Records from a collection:
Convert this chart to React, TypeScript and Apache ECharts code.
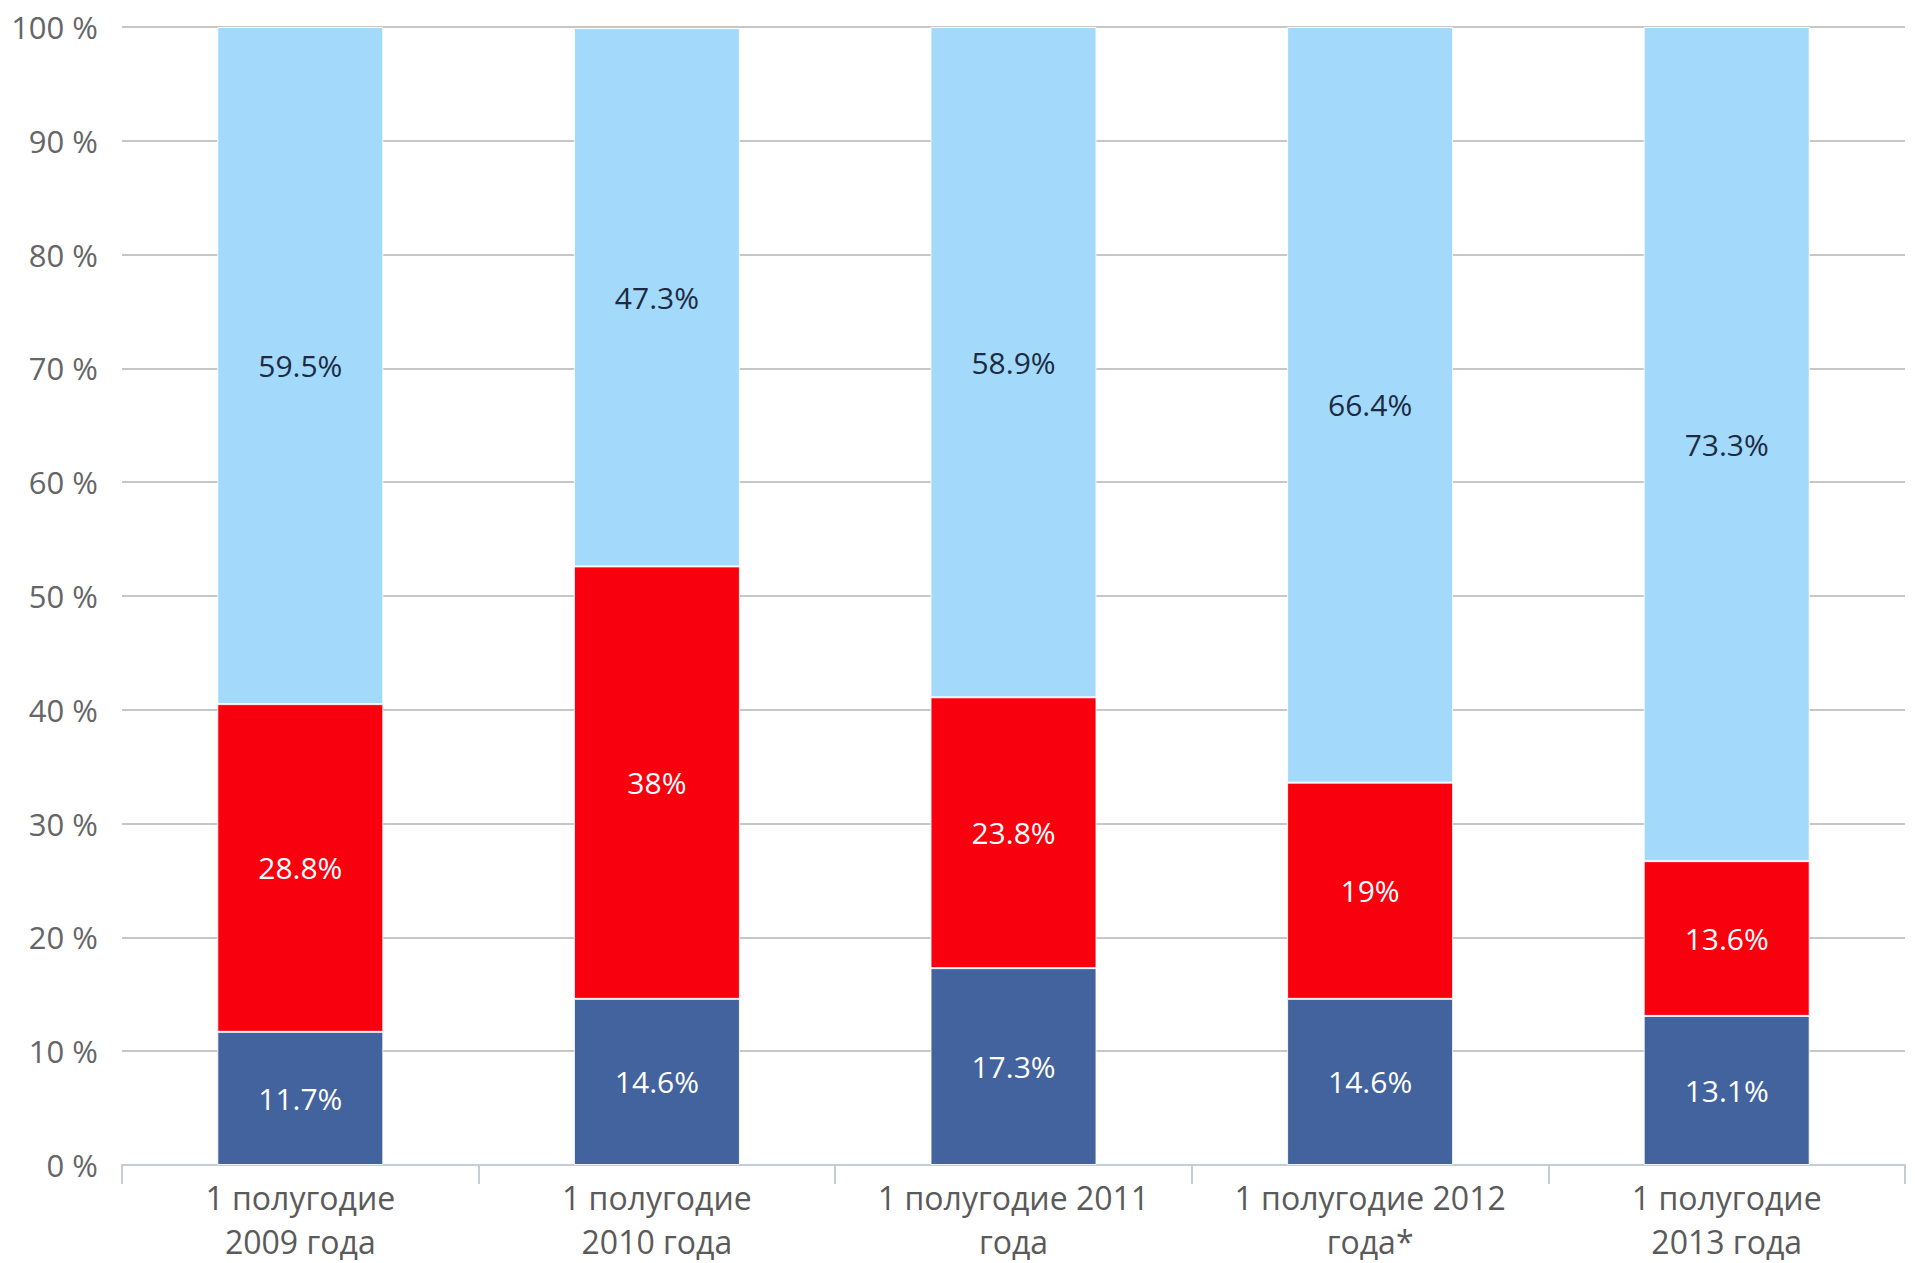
import React, { useEffect, useRef } from "react";
import * as echarts from "echarts";

const categories = [
  "1 полугодие\n2009 года",
  "1 полугодие\n2010 года",
  "1 полугодие 2011\nгода",
  "1 полугодие 2012\nгода*",
  "1 полугодие\n2013 года",
];
const darkBlueValues = [11.7, 14.6, 17.3, 14.6, 13.1];
const redValues = [28.8, 38, 23.8, 19, 13.6];
const lightBlueValues = [59.5, 47.3, 58.9, 66.4, 73.3];
const yTicks = [0, 10, 20, 30, 40, 50, 60, 70, 80, 90, 100];

const FONT = "'Open Sans', 'Liberation Sans', sans-serif";

export default function App() {
  const ref = useRef<HTMLDivElement>(null);
  useEffect(() => {
    if (!ref.current) return;
    const chart = echarts.init(ref.current, null, { renderer: "svg" });
    const mk = (name: string, data: number[], color: string, labelColor: string) => ({
      name,
      type: "bar",
      stack: "total",
      data,
      barWidth: 166,
      itemStyle: { color, borderColor: "rgba(255,255,255,0.85)", borderWidth: 1 },
      label: {
        show: true,
        position: "inside",
        formatter: (p: any) => `${p.value}%`,
        color: labelColor,
        fontSize: 30,
        fontFamily: FONT,
      },
    });
    chart.setOption({
      animation: false,
      backgroundColor: "#ffffff",
      grid: { left: 122, right: 10, top: 27, bottom: 86, containLabel: false },
      xAxis: {
        type: "category",
        data: categories,
        boundaryGap: true,
        axisLine: { show: true, lineStyle: { color: "#c6ccd6", width: 2 } },
        axisTick: { show: true, length: 19, alignWithLabel: false, lineStyle: { color: "#c6ccd6", width: 2 } },
        axisLabel: {
          interval: 0,
          margin: 10,
          color: "#5a5a5a",
          fontSize: 32,
          lineHeight: 44,
          fontFamily: FONT,
        },
      },
      yAxis: {
        type: "value",
        min: yTicks[0],
        max: yTicks[yTicks.length - 1],
        interval: 10,
        axisLine: { show: false },
        axisTick: { show: false },
        axisLabel: {
          formatter: "{value} %",
          margin: 24,
          color: "#666666",
          fontSize: 31,
          fontFamily: FONT,
        },
        splitLine: { show: true, lineStyle: { color: "#b5b5b5", width: 1.5 } },
      },
      series: [
        mk("dark", darkBlueValues, "#43639e", "#ffffff"),
        mk("red", redValues, "#f9000e", "#ffffff"),
        mk("light", lightBlueValues, "#a3d9fb", "#1c2b42"),
      ],
    });
    return () => chart.dispose();
  }, []);
  return (
    <div
      ref={ref}
      style={{ position: "fixed", left: 0, top: 0, width: 1915, height: 1263 }}
    />
  );
}
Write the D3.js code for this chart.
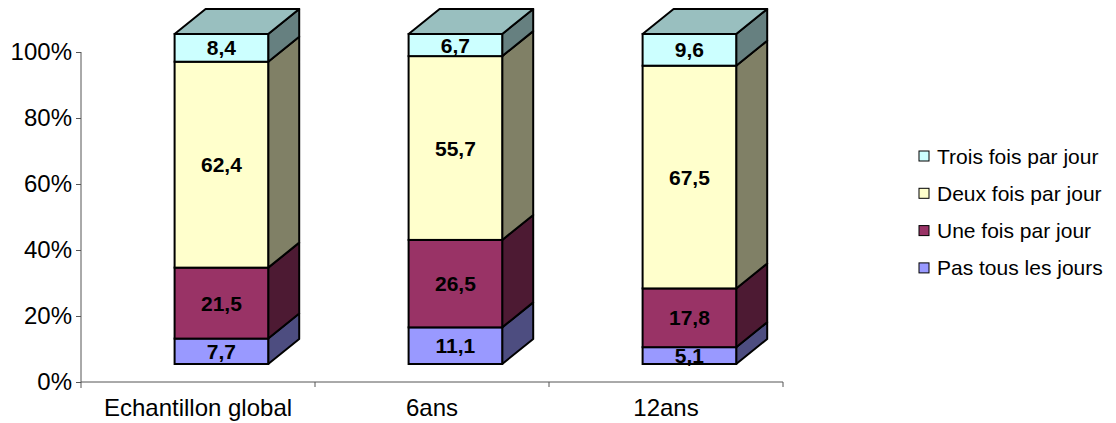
<!DOCTYPE html>
<html><head><meta charset="utf-8">
<script src="https://cdn.jsdelivr.net/npm/d3@7"></script>
<style>
html,body{margin:0;padding:0;background:#fff;}
svg{display:block;font-family:"Liberation Sans",Arial,sans-serif;}
</style></head>
<body><svg id="c" width="1116" height="423"></svg>
<script>
const categories = ["Echantillon global", "6ans", "12ans"];
const seriesNames = ["Pas tous les jours", "Une fois par jour", "Deux fois par jour", "Trois fois par jour"];
const pasTous = [7.7, 11.1, 5.1];
const uneFois = [21.5, 26.5, 17.8];
const deuxFois = [62.4, 55.7, 67.5];
const troisFois = [8.4, 6.7, 9.6];
const yTicks = [0, 20, 40, 60, 80, 100];
const frontColors = ["#9999FF", "#993366", "#FFFFCC", "#CCFFFF"];
const sideColors = ["#4D4D80", "#4D1A33", "#808066", "#668080"];
const topColor = "#99BFBF";

const seriesValues = [pasTous, uneFois, deuxFois, troisFois];
const svg = d3.select("#c");
const x = d3.scaleBand().domain(categories).range([81, 783]);
const y = d3.scaleLinear().domain([0, 100]).range([382, 52]);
const dx = 31, dy = -25, fOff = -18;

// axes
const axisColor = "#555";
const gy = svg.append("g").attr("transform","translate(81,0)")
  .call(d3.axisLeft(y).tickValues(yTicks).tickSize(5).tickPadding(4).tickFormat(d => d + "%"));
gy.select(".domain").attr("stroke", axisColor).attr("d", `M0,${y(100)}V${y(0)+6}`);
gy.selectAll(".tick line").attr("stroke", axisColor);
gy.selectAll(".tick text").attr("font-size", 24).attr("fill","#000")
  .attr("font-family","Liberation Sans, Arial, sans-serif");

const gx = svg.append("g").attr("transform",`translate(0,${y(0)})`)
  .call(d3.axisBottom(x).tickSize(0).tickPadding(17));
gx.select(".domain").attr("stroke", axisColor).attr("d", `M81,0H783`);
gx.selectAll(".tick text").attr("font-size", 24).attr("fill","#000")
  .attr("font-family","Liberation Sans, Arial, sans-serif");
// category separator ticks
gx.selectAll(".sep").data(categories).enter().append("line")
  .attr("x1", d => x(d) + x.bandwidth()).attr("x2", d => x(d) + x.bandwidth())
  .attr("y1", 0).attr("y2", 5).attr("stroke", axisColor);

// bars
const bw = x.bandwidth() * 0.4;
categories.forEach((cat, ci) => {
  const x0 = x(cat) + x.bandwidth() * 0.4;
  const g = svg.append("g");
  let cum = 0;
  const segs = seriesValues.map((vals, si) => {
    const s = {si, v: vals[ci], y0: cum, y1: cum + vals[ci]};
    cum += vals[ci];
    return s;
  });
  segs.forEach(s => {
    const yt = y(s.y1) + fOff, yb = y(s.y0) + fOff;
    g.append("path")
      .attr("d", `M${x0+bw},${yt}L${x0+bw+dx},${yt+dy}L${x0+bw+dx},${yb+dy}L${x0+bw},${yb}Z`)
      .attr("fill", sideColors[s.si]).attr("stroke","#000").attr("stroke-width",2).attr("stroke-linejoin","round");
    g.append("rect").attr("x", x0).attr("y", yt).attr("width", bw).attr("height", yb - yt)
      .attr("fill", frontColors[s.si]).attr("stroke","#000").attr("stroke-width",2);
  });
  const top = y(cum) + fOff;
  g.append("path")
    .attr("d", `M${x0},${top}L${x0+dx},${top+dy}L${x0+bw+dx},${top+dy}L${x0+bw},${top}Z`)
    .attr("fill", topColor).attr("stroke","#000").attr("stroke-width",2).attr("stroke-linejoin","round");
  segs.forEach(s => {
    const yc = (y(s.y1) + y(s.y0)) / 2 + fOff;
    g.append("text").attr("x", x0 + bw/2).attr("y", yc).attr("dy","0.36em")
      .attr("text-anchor","middle").attr("font-size",21).attr("font-weight","bold")
      .text(String(s.v).replace(".", ","));
  });
});

// legend
const legendOrder = [3, 2, 1, 0];
const lg = svg.append("g");
legendOrder.forEach((si, i) => {
  const cy = 156 + i * 37.3;
  lg.append("rect").attr("x", 919).attr("y", cy - 5).attr("width", 10).attr("height", 10)
    .attr("fill", frontColors[si]).attr("stroke","#000").attr("stroke-width",1);
  lg.append("text").attr("x", 937).attr("y", cy).attr("dy","0.36em")
    .attr("font-size", 21).text(seriesNames[si]);
});
</script>
</body></html>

• Task directions: Every line of text is to be repeated exactly; pictures are left out.

• Correct answer:
Convert this chart to React, TypeScript and Apache ECharts code.
import React, { useEffect, useRef } from "react";
import * as echarts from "echarts";

const categories = [
  "1 полугодие\n2009 года",
  "1 полугодие\n2010 года",
  "1 полугодие 2011\nгода",
  "1 полугодие 2012\nгода*",
  "1 полугодие\n2013 года",
];
const darkBlueValues = [11.7, 14.6, 17.3, 14.6, 13.1];
const redValues = [28.8, 38, 23.8, 19, 13.6];
const lightBlueValues = [59.5, 47.3, 58.9, 66.4, 73.3];
const yTicks = [0, 10, 20, 30, 40, 50, 60, 70, 80, 90, 100];

const FONT = "'Open Sans', 'Liberation Sans', sans-serif";

export default function App() {
  const ref = useRef<HTMLDivElement>(null);
  useEffect(() => {
    if (!ref.current) return;
    const chart = echarts.init(ref.current, null, { renderer: "svg" });
    const mk = (name: string, data: number[], color: string, labelColor: string) => ({
      name,
      type: "bar",
      stack: "total",
      data,
      barWidth: 166,
      itemStyle: { color, borderColor: "rgba(255,255,255,0.85)", borderWidth: 1 },
      label: {
        show: true,
        position: "inside",
        formatter: (p: any) => `${p.value}%`,
        color: labelColor,
        fontSize: 30,
        fontFamily: FONT,
      },
    });
    chart.setOption({
      animation: false,
      backgroundColor: "#ffffff",
      grid: { left: 122, right: 10, top: 27, bottom: 86, containLabel: false },
      xAxis: {
        type: "category",
        data: categories,
        boundaryGap: true,
        axisLine: { show: true, lineStyle: { color: "#c6ccd6", width: 2 } },
        axisTick: { show: true, length: 19, alignWithLabel: false, lineStyle: { color: "#c6ccd6", width: 2 } },
        axisLabel: {
          interval: 0,
          margin: 10,
          color: "#5a5a5a",
          fontSize: 32,
          lineHeight: 44,
          fontFamily: FONT,
        },
      },
      yAxis: {
        type: "value",
        min: yTicks[0],
        max: yTicks[yTicks.length - 1],
        interval: 10,
        axisLine: { show: false },
        axisTick: { show: false },
        axisLabel: {
          formatter: "{value} %",
          margin: 24,
          color: "#666666",
          fontSize: 31,
          fontFamily: FONT,
        },
        splitLine: { show: true, lineStyle: { color: "#b5b5b5", width: 1.5 } },
      },
      series: [
        mk("dark", darkBlueValues, "#43639e", "#ffffff"),
        mk("red", redValues, "#f9000e", "#ffffff"),
        mk("light", lightBlueValues, "#a3d9fb", "#1c2b42"),
      ],
    });
    return () => chart.dispose();
  }, []);
  return (
    <div
      ref={ref}
      style={{ position: "fixed", left: 0, top: 0, width: 1915, height: 1263 }}
    />
  );
}
Write the D3.js code for this chart.
<!DOCTYPE html>
<html><head><meta charset="utf-8">
<script src="https://cdn.jsdelivr.net/npm/d3@7"></script>
<style>
html,body{margin:0;padding:0;background:#fff;}
svg{display:block;font-family:"Liberation Sans",Arial,sans-serif;}
</style></head>
<body><svg id="c" width="1116" height="423"></svg>
<script>
const categories = ["Echantillon global", "6ans", "12ans"];
const seriesNames = ["Pas tous les jours", "Une fois par jour", "Deux fois par jour", "Trois fois par jour"];
const pasTous = [7.7, 11.1, 5.1];
const uneFois = [21.5, 26.5, 17.8];
const deuxFois = [62.4, 55.7, 67.5];
const troisFois = [8.4, 6.7, 9.6];
const yTicks = [0, 20, 40, 60, 80, 100];
const frontColors = ["#9999FF", "#993366", "#FFFFCC", "#CCFFFF"];
const sideColors = ["#4D4D80", "#4D1A33", "#808066", "#668080"];
const topColor = "#99BFBF";

const seriesValues = [pasTous, uneFois, deuxFois, troisFois];
const svg = d3.select("#c");
const x = d3.scaleBand().domain(categories).range([81, 783]);
const y = d3.scaleLinear().domain([0, 100]).range([382, 52]);
const dx = 31, dy = -25, fOff = -18;

// axes
const axisColor = "#555";
const gy = svg.append("g").attr("transform","translate(81,0)")
  .call(d3.axisLeft(y).tickValues(yTicks).tickSize(5).tickPadding(4).tickFormat(d => d + "%"));
gy.select(".domain").attr("stroke", axisColor).attr("d", `M0,${y(100)}V${y(0)+6}`);
gy.selectAll(".tick line").attr("stroke", axisColor);
gy.selectAll(".tick text").attr("font-size", 24).attr("fill","#000")
  .attr("font-family","Liberation Sans, Arial, sans-serif");

const gx = svg.append("g").attr("transform",`translate(0,${y(0)})`)
  .call(d3.axisBottom(x).tickSize(0).tickPadding(17));
gx.select(".domain").attr("stroke", axisColor).attr("d", `M81,0H783`);
gx.selectAll(".tick text").attr("font-size", 24).attr("fill","#000")
  .attr("font-family","Liberation Sans, Arial, sans-serif");
// category separator ticks
gx.selectAll(".sep").data(categories).enter().append("line")
  .attr("x1", d => x(d) + x.bandwidth()).attr("x2", d => x(d) + x.bandwidth())
  .attr("y1", 0).attr("y2", 5).attr("stroke", axisColor);

// bars
const bw = x.bandwidth() * 0.4;
categories.forEach((cat, ci) => {
  const x0 = x(cat) + x.bandwidth() * 0.4;
  const g = svg.append("g");
  let cum = 0;
  const segs = seriesValues.map((vals, si) => {
    const s = {si, v: vals[ci], y0: cum, y1: cum + vals[ci]};
    cum += vals[ci];
    return s;
  });
  segs.forEach(s => {
    const yt = y(s.y1) + fOff, yb = y(s.y0) + fOff;
    g.append("path")
      .attr("d", `M${x0+bw},${yt}L${x0+bw+dx},${yt+dy}L${x0+bw+dx},${yb+dy}L${x0+bw},${yb}Z`)
      .attr("fill", sideColors[s.si]).attr("stroke","#000").attr("stroke-width",2).attr("stroke-linejoin","round");
    g.append("rect").attr("x", x0).attr("y", yt).attr("width", bw).attr("height", yb - yt)
      .attr("fill", frontColors[s.si]).attr("stroke","#000").attr("stroke-width",2);
  });
  const top = y(cum) + fOff;
  g.append("path")
    .attr("d", `M${x0},${top}L${x0+dx},${top+dy}L${x0+bw+dx},${top+dy}L${x0+bw},${top}Z`)
    .attr("fill", topColor).attr("stroke","#000").attr("stroke-width",2).attr("stroke-linejoin","round");
  segs.forEach(s => {
    const yc = (y(s.y1) + y(s.y0)) / 2 + fOff;
    g.append("text").attr("x", x0 + bw/2).attr("y", yc).attr("dy","0.36em")
      .attr("text-anchor","middle").attr("font-size",21).attr("font-weight","bold")
      .text(String(s.v).replace(".", ","));
  });
});

// legend
const legendOrder = [3, 2, 1, 0];
const lg = svg.append("g");
legendOrder.forEach((si, i) => {
  const cy = 156 + i * 37.3;
  lg.append("rect").attr("x", 919).attr("y", cy - 5).attr("width", 10).attr("height", 10)
    .attr("fill", frontColors[si]).attr("stroke","#000").attr("stroke-width",1);
  lg.append("text").attr("x", 937).attr("y", cy).attr("dy","0.36em")
    .attr("font-size", 21).text(seriesNames[si]);
});
</script>
</body></html>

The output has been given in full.